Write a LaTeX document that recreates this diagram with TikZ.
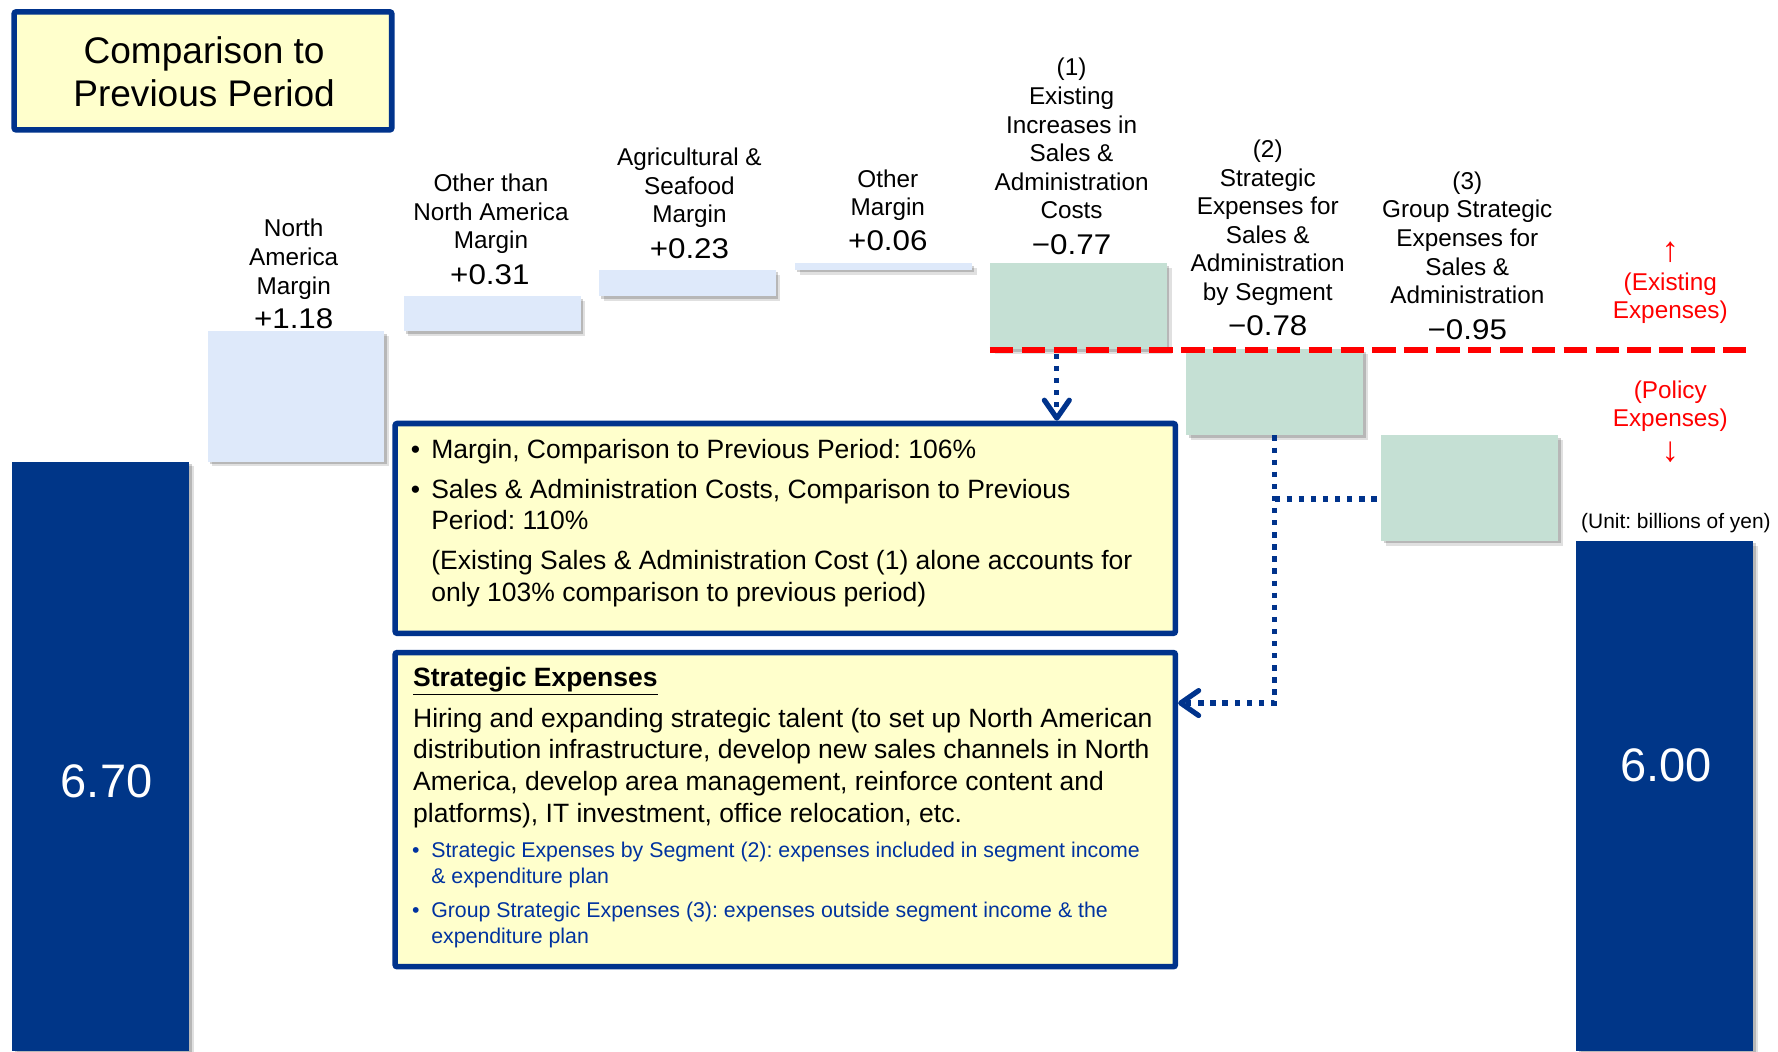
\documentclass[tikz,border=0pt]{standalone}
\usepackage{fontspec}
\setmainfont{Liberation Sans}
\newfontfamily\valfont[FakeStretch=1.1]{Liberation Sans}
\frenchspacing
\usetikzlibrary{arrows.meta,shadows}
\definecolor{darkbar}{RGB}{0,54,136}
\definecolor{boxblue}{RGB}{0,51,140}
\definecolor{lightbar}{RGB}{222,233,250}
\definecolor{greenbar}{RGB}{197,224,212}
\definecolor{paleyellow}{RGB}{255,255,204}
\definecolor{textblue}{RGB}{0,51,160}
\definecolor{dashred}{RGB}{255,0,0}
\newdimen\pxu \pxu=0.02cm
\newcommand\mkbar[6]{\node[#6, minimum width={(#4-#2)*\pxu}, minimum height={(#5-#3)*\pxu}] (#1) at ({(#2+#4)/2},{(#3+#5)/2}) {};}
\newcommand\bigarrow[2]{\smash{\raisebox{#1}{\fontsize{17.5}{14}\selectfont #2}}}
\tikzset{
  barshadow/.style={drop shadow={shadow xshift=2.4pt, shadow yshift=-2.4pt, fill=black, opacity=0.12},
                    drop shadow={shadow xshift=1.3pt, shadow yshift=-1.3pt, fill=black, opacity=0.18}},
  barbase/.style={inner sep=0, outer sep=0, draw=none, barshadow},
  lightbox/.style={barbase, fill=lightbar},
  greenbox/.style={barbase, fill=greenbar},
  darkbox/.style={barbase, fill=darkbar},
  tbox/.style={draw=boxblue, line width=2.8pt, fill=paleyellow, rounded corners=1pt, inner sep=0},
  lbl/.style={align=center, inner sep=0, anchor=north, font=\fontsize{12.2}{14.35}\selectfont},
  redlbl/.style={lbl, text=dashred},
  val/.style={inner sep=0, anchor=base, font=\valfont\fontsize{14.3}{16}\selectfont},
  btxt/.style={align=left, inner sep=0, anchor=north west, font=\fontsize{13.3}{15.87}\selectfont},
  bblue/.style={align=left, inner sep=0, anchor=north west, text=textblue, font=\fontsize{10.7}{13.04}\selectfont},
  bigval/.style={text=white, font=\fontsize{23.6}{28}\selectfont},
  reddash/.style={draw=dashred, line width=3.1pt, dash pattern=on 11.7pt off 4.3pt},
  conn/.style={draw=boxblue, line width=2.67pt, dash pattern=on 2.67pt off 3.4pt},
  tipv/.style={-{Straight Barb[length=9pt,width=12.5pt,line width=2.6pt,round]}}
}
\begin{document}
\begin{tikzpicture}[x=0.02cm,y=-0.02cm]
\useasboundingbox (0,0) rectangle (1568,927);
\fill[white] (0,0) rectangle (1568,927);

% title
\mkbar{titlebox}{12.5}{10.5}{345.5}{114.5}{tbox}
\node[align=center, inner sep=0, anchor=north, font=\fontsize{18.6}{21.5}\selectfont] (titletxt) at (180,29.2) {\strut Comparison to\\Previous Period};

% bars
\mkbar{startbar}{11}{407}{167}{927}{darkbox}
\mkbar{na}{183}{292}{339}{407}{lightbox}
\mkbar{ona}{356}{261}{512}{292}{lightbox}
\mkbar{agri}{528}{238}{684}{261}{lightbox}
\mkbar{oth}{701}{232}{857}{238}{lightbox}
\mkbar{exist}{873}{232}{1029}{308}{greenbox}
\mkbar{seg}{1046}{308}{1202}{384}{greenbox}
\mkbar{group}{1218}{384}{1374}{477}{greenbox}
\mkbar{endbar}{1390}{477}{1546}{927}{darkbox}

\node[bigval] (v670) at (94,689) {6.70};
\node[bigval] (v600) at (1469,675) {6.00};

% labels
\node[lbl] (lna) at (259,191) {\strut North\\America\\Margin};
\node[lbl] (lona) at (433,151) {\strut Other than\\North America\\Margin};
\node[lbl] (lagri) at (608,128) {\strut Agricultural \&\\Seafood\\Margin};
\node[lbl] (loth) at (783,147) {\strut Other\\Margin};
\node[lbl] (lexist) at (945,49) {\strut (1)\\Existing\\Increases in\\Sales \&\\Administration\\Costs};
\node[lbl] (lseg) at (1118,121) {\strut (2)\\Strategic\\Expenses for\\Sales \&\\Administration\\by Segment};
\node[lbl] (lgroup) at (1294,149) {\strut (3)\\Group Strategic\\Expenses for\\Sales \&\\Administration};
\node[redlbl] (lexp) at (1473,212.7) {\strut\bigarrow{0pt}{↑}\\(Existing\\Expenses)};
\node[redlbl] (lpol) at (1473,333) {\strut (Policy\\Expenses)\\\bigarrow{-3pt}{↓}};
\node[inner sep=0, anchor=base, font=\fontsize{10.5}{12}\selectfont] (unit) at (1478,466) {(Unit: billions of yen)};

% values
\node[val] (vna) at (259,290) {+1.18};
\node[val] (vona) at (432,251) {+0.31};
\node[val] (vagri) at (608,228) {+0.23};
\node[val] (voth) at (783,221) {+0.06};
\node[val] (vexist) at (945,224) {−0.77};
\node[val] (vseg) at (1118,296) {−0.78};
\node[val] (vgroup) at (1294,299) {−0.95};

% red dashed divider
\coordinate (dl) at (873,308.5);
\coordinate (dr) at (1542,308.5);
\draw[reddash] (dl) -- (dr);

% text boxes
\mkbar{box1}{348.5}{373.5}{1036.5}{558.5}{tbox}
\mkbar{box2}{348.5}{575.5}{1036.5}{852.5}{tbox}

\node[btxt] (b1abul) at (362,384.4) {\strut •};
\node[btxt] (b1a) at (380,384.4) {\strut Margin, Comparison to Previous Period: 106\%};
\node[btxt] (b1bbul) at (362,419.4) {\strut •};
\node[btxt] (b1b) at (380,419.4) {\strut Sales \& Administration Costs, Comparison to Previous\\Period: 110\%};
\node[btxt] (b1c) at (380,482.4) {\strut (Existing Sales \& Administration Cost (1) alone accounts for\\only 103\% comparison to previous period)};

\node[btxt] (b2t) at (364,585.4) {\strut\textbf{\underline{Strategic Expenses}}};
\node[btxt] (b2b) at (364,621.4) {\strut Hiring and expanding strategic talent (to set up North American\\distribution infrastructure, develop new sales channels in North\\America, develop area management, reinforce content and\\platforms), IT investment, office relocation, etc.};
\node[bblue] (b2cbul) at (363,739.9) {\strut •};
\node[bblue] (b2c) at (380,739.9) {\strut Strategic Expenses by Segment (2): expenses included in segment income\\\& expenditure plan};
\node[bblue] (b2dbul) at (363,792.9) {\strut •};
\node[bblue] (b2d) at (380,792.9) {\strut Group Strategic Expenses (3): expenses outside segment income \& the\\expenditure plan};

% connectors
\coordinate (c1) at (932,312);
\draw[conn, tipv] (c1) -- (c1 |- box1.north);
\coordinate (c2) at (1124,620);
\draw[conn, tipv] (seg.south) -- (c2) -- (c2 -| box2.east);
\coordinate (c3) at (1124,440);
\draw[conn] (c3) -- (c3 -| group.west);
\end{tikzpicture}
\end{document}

****************

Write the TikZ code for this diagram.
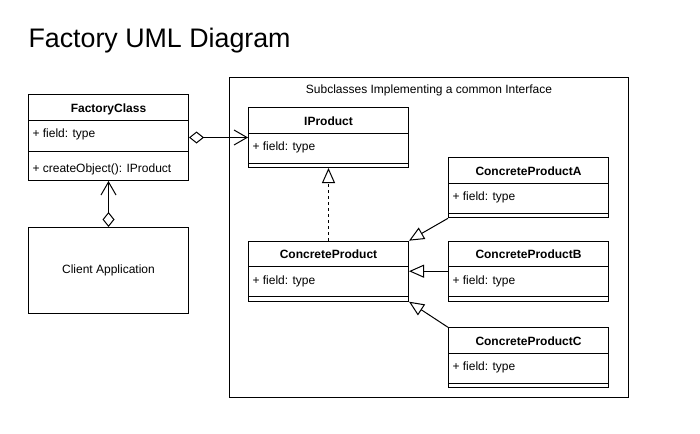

****************

# EXERCISE GOAL
Select and copy every line of the material that holds the string "Write".

# ANSWER TO THIS EXERCISE
Write a LaTeX document that recreates this diagram with TikZ.
Write the TikZ code for this diagram.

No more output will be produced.